The entries below should be given again exactly, minus their pictures.

(Plotting code records)
_ _ _ _
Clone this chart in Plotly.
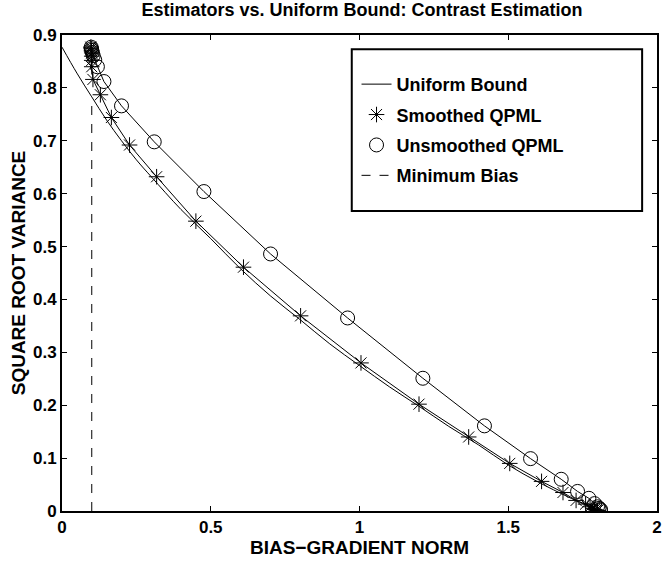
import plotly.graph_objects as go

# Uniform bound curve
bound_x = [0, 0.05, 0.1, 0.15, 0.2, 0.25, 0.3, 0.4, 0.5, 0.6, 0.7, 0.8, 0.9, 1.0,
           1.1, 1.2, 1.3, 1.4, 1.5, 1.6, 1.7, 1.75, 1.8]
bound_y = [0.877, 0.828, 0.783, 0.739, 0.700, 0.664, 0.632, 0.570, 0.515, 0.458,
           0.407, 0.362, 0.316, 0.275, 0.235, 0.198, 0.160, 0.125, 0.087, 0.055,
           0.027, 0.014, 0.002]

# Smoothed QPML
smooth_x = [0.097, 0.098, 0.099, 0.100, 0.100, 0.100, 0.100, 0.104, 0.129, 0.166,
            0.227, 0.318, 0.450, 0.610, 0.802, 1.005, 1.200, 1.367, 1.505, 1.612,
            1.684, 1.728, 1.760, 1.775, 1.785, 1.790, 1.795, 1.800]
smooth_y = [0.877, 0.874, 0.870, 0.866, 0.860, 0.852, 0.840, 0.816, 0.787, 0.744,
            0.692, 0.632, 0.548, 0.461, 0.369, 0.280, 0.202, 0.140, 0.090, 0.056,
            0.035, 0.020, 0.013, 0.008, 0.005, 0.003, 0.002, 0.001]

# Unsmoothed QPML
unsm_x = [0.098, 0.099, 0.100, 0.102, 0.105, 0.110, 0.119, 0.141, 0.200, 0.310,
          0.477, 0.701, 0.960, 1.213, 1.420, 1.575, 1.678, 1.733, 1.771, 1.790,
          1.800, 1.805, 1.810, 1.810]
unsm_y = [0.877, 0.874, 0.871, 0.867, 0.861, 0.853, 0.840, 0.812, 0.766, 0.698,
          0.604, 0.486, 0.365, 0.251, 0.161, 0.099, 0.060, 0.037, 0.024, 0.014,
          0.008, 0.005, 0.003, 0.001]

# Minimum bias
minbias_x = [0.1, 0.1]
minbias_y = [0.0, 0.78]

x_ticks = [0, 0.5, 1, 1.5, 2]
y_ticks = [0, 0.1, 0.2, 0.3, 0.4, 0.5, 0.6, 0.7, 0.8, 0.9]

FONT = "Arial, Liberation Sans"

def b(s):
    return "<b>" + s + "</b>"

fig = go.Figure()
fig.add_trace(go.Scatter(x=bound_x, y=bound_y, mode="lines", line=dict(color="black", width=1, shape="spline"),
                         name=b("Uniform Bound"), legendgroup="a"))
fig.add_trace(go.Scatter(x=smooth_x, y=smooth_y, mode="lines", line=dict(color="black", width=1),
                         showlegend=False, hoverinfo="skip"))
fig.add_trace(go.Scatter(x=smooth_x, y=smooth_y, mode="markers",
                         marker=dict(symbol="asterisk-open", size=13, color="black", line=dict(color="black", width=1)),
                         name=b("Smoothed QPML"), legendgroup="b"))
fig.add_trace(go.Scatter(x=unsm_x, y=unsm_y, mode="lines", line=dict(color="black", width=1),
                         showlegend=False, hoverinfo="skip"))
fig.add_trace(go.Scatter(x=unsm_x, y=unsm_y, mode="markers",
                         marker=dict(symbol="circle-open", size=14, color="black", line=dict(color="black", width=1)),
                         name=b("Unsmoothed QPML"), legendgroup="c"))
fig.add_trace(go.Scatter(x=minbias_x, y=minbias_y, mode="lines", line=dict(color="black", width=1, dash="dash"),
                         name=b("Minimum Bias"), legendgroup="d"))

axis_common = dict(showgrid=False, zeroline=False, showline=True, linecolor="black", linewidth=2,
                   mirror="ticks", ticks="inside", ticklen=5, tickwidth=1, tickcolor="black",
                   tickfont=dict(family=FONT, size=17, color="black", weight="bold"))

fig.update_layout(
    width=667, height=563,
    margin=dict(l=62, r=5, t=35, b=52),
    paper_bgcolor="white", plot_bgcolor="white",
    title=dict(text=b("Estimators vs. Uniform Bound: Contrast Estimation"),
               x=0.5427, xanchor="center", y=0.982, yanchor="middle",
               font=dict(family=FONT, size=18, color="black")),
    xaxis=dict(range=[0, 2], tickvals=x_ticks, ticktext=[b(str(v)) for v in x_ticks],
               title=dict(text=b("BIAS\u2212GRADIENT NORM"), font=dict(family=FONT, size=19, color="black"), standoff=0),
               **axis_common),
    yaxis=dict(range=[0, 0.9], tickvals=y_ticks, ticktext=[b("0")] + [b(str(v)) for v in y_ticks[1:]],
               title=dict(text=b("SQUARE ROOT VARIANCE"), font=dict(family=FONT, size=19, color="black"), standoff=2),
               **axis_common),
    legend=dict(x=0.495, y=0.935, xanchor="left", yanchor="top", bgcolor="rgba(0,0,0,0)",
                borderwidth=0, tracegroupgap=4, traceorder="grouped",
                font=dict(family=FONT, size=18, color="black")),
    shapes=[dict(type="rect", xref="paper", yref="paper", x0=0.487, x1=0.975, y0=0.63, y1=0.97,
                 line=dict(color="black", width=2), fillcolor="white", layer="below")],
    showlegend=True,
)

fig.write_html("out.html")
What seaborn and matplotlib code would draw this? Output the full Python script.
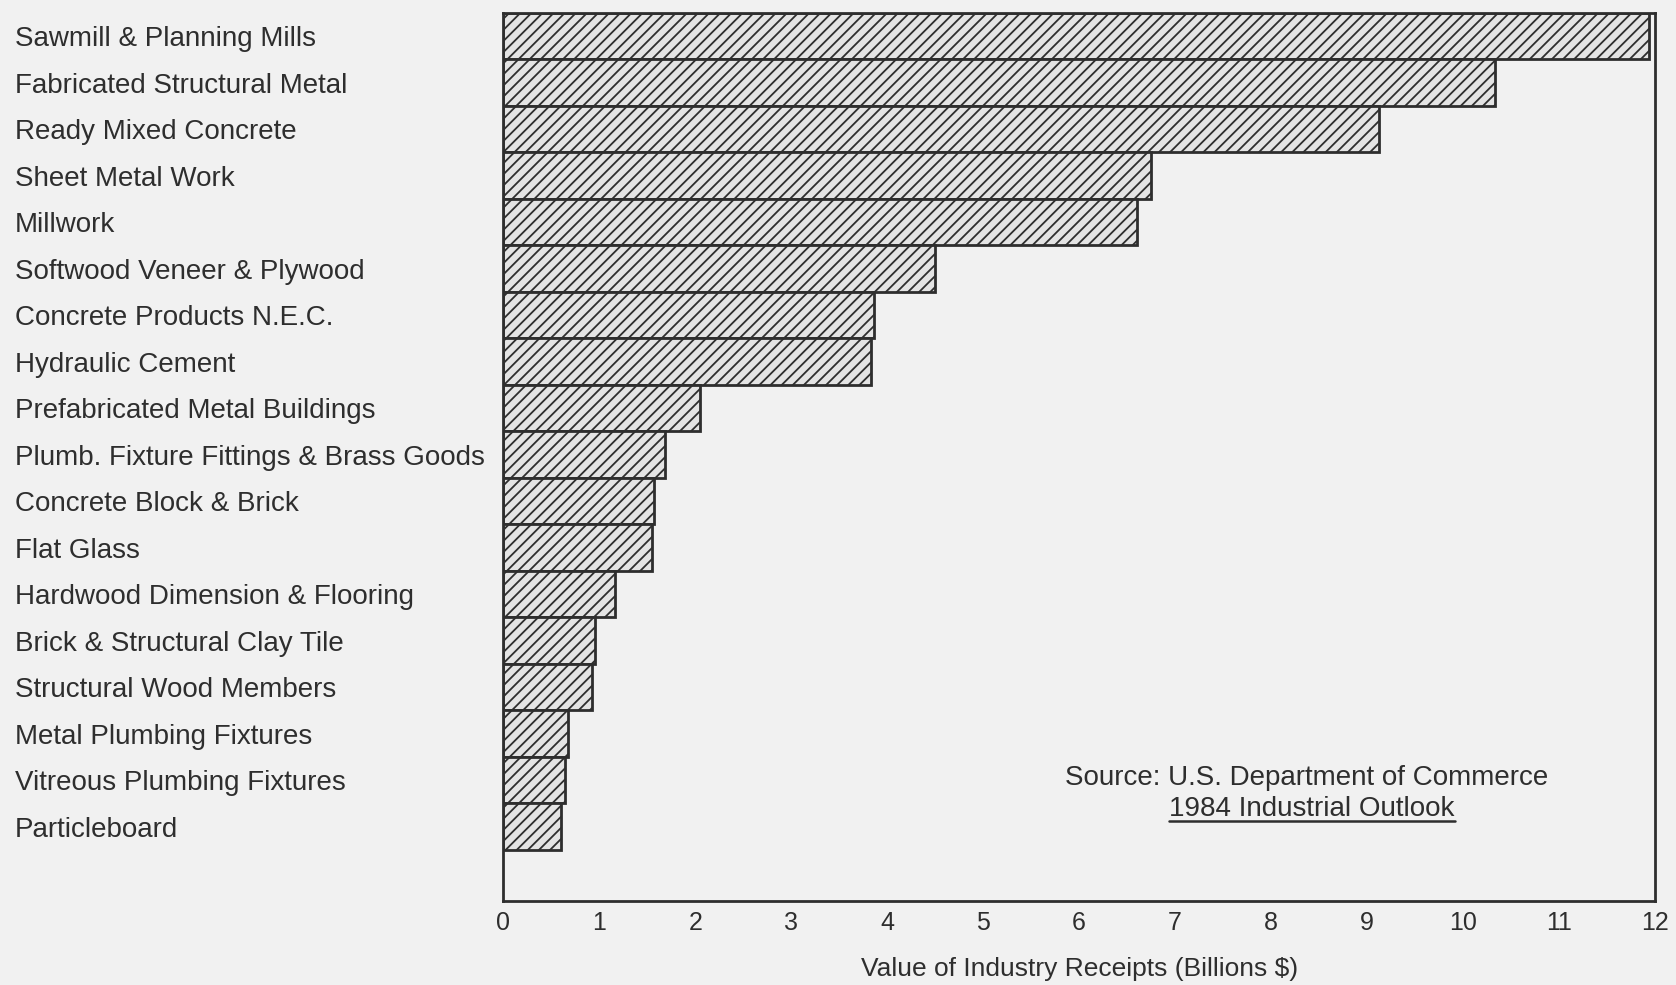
_ _ _ _
▶ **In response**
Clone this chart in Plotly.
import plotly.graph_objects as go

# Uniform bound curve
bound_x = [0, 0.05, 0.1, 0.15, 0.2, 0.25, 0.3, 0.4, 0.5, 0.6, 0.7, 0.8, 0.9, 1.0,
           1.1, 1.2, 1.3, 1.4, 1.5, 1.6, 1.7, 1.75, 1.8]
bound_y = [0.877, 0.828, 0.783, 0.739, 0.700, 0.664, 0.632, 0.570, 0.515, 0.458,
           0.407, 0.362, 0.316, 0.275, 0.235, 0.198, 0.160, 0.125, 0.087, 0.055,
           0.027, 0.014, 0.002]

# Smoothed QPML
smooth_x = [0.097, 0.098, 0.099, 0.100, 0.100, 0.100, 0.100, 0.104, 0.129, 0.166,
            0.227, 0.318, 0.450, 0.610, 0.802, 1.005, 1.200, 1.367, 1.505, 1.612,
            1.684, 1.728, 1.760, 1.775, 1.785, 1.790, 1.795, 1.800]
smooth_y = [0.877, 0.874, 0.870, 0.866, 0.860, 0.852, 0.840, 0.816, 0.787, 0.744,
            0.692, 0.632, 0.548, 0.461, 0.369, 0.280, 0.202, 0.140, 0.090, 0.056,
            0.035, 0.020, 0.013, 0.008, 0.005, 0.003, 0.002, 0.001]

# Unsmoothed QPML
unsm_x = [0.098, 0.099, 0.100, 0.102, 0.105, 0.110, 0.119, 0.141, 0.200, 0.310,
          0.477, 0.701, 0.960, 1.213, 1.420, 1.575, 1.678, 1.733, 1.771, 1.790,
          1.800, 1.805, 1.810, 1.810]
unsm_y = [0.877, 0.874, 0.871, 0.867, 0.861, 0.853, 0.840, 0.812, 0.766, 0.698,
          0.604, 0.486, 0.365, 0.251, 0.161, 0.099, 0.060, 0.037, 0.024, 0.014,
          0.008, 0.005, 0.003, 0.001]

# Minimum bias
minbias_x = [0.1, 0.1]
minbias_y = [0.0, 0.78]

x_ticks = [0, 0.5, 1, 1.5, 2]
y_ticks = [0, 0.1, 0.2, 0.3, 0.4, 0.5, 0.6, 0.7, 0.8, 0.9]

FONT = "Arial, Liberation Sans"

def b(s):
    return "<b>" + s + "</b>"

fig = go.Figure()
fig.add_trace(go.Scatter(x=bound_x, y=bound_y, mode="lines", line=dict(color="black", width=1, shape="spline"),
                         name=b("Uniform Bound"), legendgroup="a"))
fig.add_trace(go.Scatter(x=smooth_x, y=smooth_y, mode="lines", line=dict(color="black", width=1),
                         showlegend=False, hoverinfo="skip"))
fig.add_trace(go.Scatter(x=smooth_x, y=smooth_y, mode="markers",
                         marker=dict(symbol="asterisk-open", size=13, color="black", line=dict(color="black", width=1)),
                         name=b("Smoothed QPML"), legendgroup="b"))
fig.add_trace(go.Scatter(x=unsm_x, y=unsm_y, mode="lines", line=dict(color="black", width=1),
                         showlegend=False, hoverinfo="skip"))
fig.add_trace(go.Scatter(x=unsm_x, y=unsm_y, mode="markers",
                         marker=dict(symbol="circle-open", size=14, color="black", line=dict(color="black", width=1)),
                         name=b("Unsmoothed QPML"), legendgroup="c"))
fig.add_trace(go.Scatter(x=minbias_x, y=minbias_y, mode="lines", line=dict(color="black", width=1, dash="dash"),
                         name=b("Minimum Bias"), legendgroup="d"))

axis_common = dict(showgrid=False, zeroline=False, showline=True, linecolor="black", linewidth=2,
                   mirror="ticks", ticks="inside", ticklen=5, tickwidth=1, tickcolor="black",
                   tickfont=dict(family=FONT, size=17, color="black", weight="bold"))

fig.update_layout(
    width=667, height=563,
    margin=dict(l=62, r=5, t=35, b=52),
    paper_bgcolor="white", plot_bgcolor="white",
    title=dict(text=b("Estimators vs. Uniform Bound: Contrast Estimation"),
               x=0.5427, xanchor="center", y=0.982, yanchor="middle",
               font=dict(family=FONT, size=18, color="black")),
    xaxis=dict(range=[0, 2], tickvals=x_ticks, ticktext=[b(str(v)) for v in x_ticks],
               title=dict(text=b("BIAS\u2212GRADIENT NORM"), font=dict(family=FONT, size=19, color="black"), standoff=0),
               **axis_common),
    yaxis=dict(range=[0, 0.9], tickvals=y_ticks, ticktext=[b("0")] + [b(str(v)) for v in y_ticks[1:]],
               title=dict(text=b("SQUARE ROOT VARIANCE"), font=dict(family=FONT, size=19, color="black"), standoff=2),
               **axis_common),
    legend=dict(x=0.495, y=0.935, xanchor="left", yanchor="top", bgcolor="rgba(0,0,0,0)",
                borderwidth=0, tracegroupgap=4, traceorder="grouped",
                font=dict(family=FONT, size=18, color="black")),
    shapes=[dict(type="rect", xref="paper", yref="paper", x0=0.487, x1=0.975, y0=0.63, y1=0.97,
                 line=dict(color="black", width=2), fillcolor="white", layer="below")],
    showlegend=True,
)

fig.write_html("out.html")
What seaborn and matplotlib code would draw this? Output the full Python script.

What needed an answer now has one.